Fianna Fáil candidate for the Carlow-Kilkenny Bobby Aylward has welcomed today’s opening of Glanbia’s advanced dairy processing facility at Belview Port Co. Kilkenny. The €180m plant will give a much needed jobs boost for the agri-food sector in the region.
Mr. Aylward commented, “I welcome this significant investment by Glanbia into Co. Kilkenny and the estimated 75 direct jobs and 1,600 indirect jobs that will be created as a result. This investment reinforces Ireland’s status as a world leader in dairy production, and acknowledges our potential to target markets with high value dairy products such as nutritional powders”.
Regarding the ending of milk quotas on April 1st and the imposition of the Superlevy, Mr Aylward said, “Around 4,800 dairy farmers supply Glanbia with milk, and the completion of this facility demonstrates the huge confidence within the Irish dairy sector ahead of the abolition of the quotas. The post quota landscape opens up a wealth of opportunities for the Irish dairy industry and we must ensure that farmers in Carlow and Kilkenny are equipped to take advantage of them.
“Food Harvest 2020, which was initiated under Fianna Fáil, provides a medium-term vision and strategy to increase dairy output and increase jobs in the industry.
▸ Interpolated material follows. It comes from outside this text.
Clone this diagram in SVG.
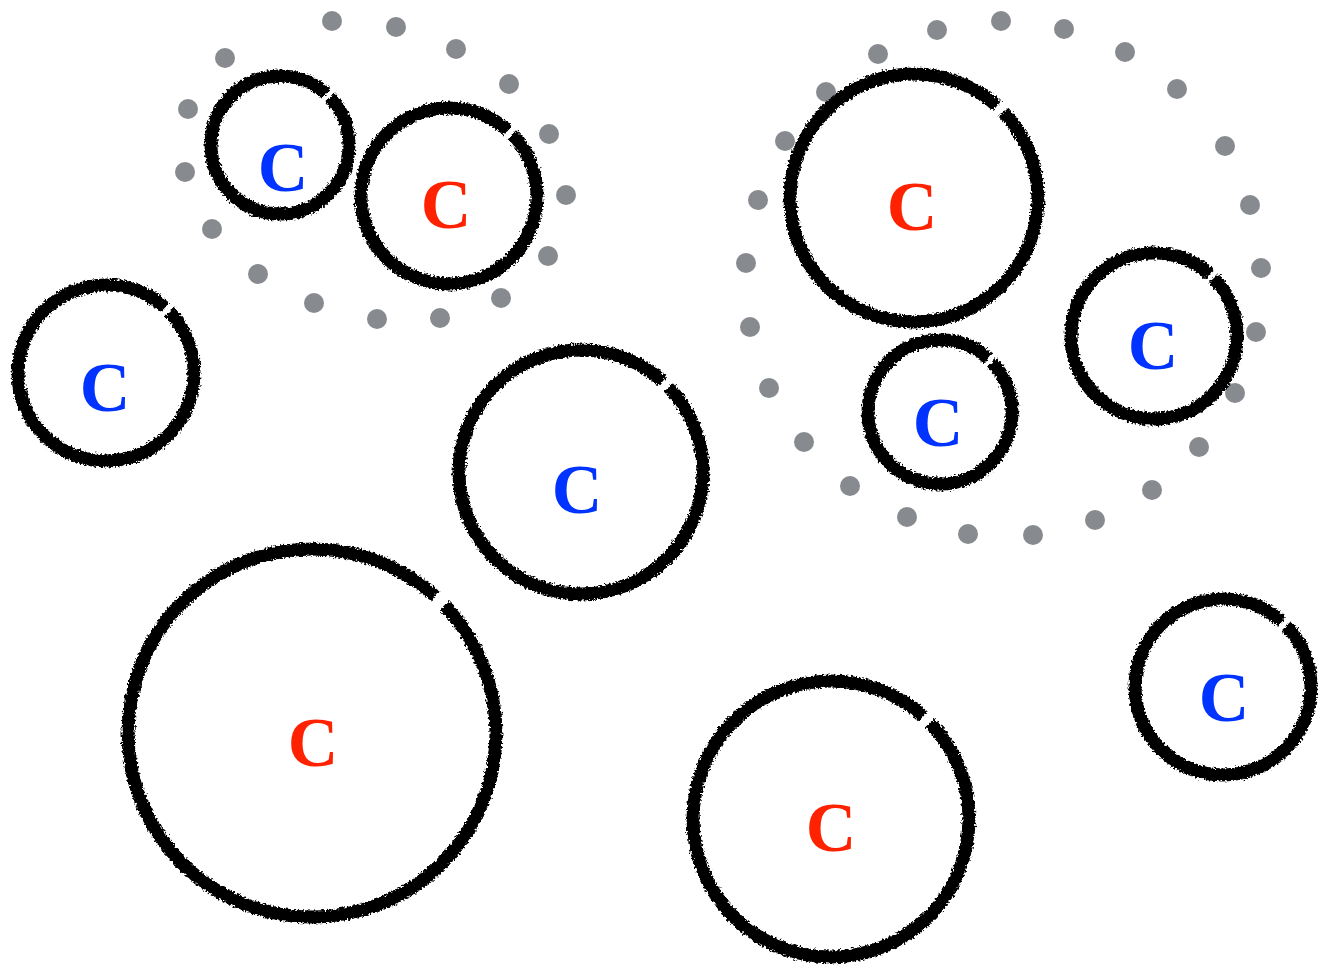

It is vital that the Government adheres to the Food Harvest 2020 targets and provides the necessary supports for farmers to grow milk output by 50% in the next decade”.
“It is very regrettable that this Government has failed completely to get any reduction in Ireland’s impending Superlevy via a butterfat adjustment. Its lack of action has cost farmers an estimated €30 million. What’s worse is the fact that Irish dairy farmers will be forced to pay this huge Superlevy bill despite the fact that combined Member State production will fall under the total EU wide quota”.
Mr. Aylward also raised concerns about the recent market price volatility, stating, “This is a pressing issue for dairy farmers across Carlow and Kilkenny, who are struggling to remain viable. The Government must look closely at fixed term pricing for milk to afford farmers with some level of certainty in order to allow them to effectively manage their cash flows in the post quota world”.